Satellite tagging a tiger shark.
Photo by Erica Heller.

By Adam Barnett, Richard Fitzpatrick, Michael Bradley, Ingo Miller, Marcus Sheaves, Andrew Chin, Bethany Smith, Amy Diedrich, Jonah Yick, Nicolas Lubitz, Kevin Crook, Carlo Mattone, Michael Bennett, Leah Wojitach, and Katya Abrantes.

Read the full paper here.

In 2018, three people suffered shark bites in Cid Harbour, the Whitsundays (Queensland, Australia). The region had no history of negative shark interactions, and little was known about the shark community. The context of the three incidents was extremely unusual: the first two bites occurred within 24 hours of each other. The third, a fatal bite, followed six weeks later. Particularly unusual was that all bites occurred within a very small area (estimated to be the size of a football field), and people were bitten almost instantly upon entering the water. Following the third bite, the Queensland Government implemented a plan to improve safety. The plan included commissioning research into shark prevalence and behaviour in Cid Harbour, including a social science study to understand human behaviours, awareness and perceptions in relation to ‘Shark Smart’ practices.
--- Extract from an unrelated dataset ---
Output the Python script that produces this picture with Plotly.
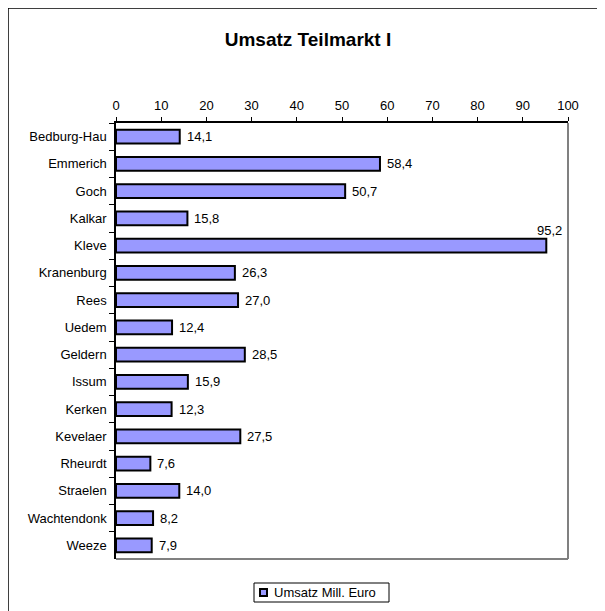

In our study, we describe and evaluate the research conducted in response to the Cid Harbour shark bite incidents. We used fishing, satellite and acoustic tracking, camera and side-scan sonar methods to identify the shark species using Cid Harbour, describe habitat use and residency, and assess prey availability.

Overall, we did not find anything unusual about the shark community that could have contributed to the shark bite cluster. However, information from the social science study, which included surveys and discussions with various local stakeholders (fishers, community groups, management agencies, and the tourism industry) suggested that the regular dumping of food/fish scraps overboard while at anchorages could have could have contributed to the shark bites. This means that any species capable of biting humans (or even multiple species) could have been responsible. In addition, stakeholders voiced concerns about the overlap in activities in the harbour. For example, people swam and snorkelled in areas also used for fishing and where food/fish scraps were regularly dumped from liveaboard boats. Together, these two human-related factors could have contributed to the Cid Harbour shark bite incidents. The eradication of activities that attract sharks in areas used for in-water activities such as swimming and snorkelling may therefore reduce the risk of future shark bites.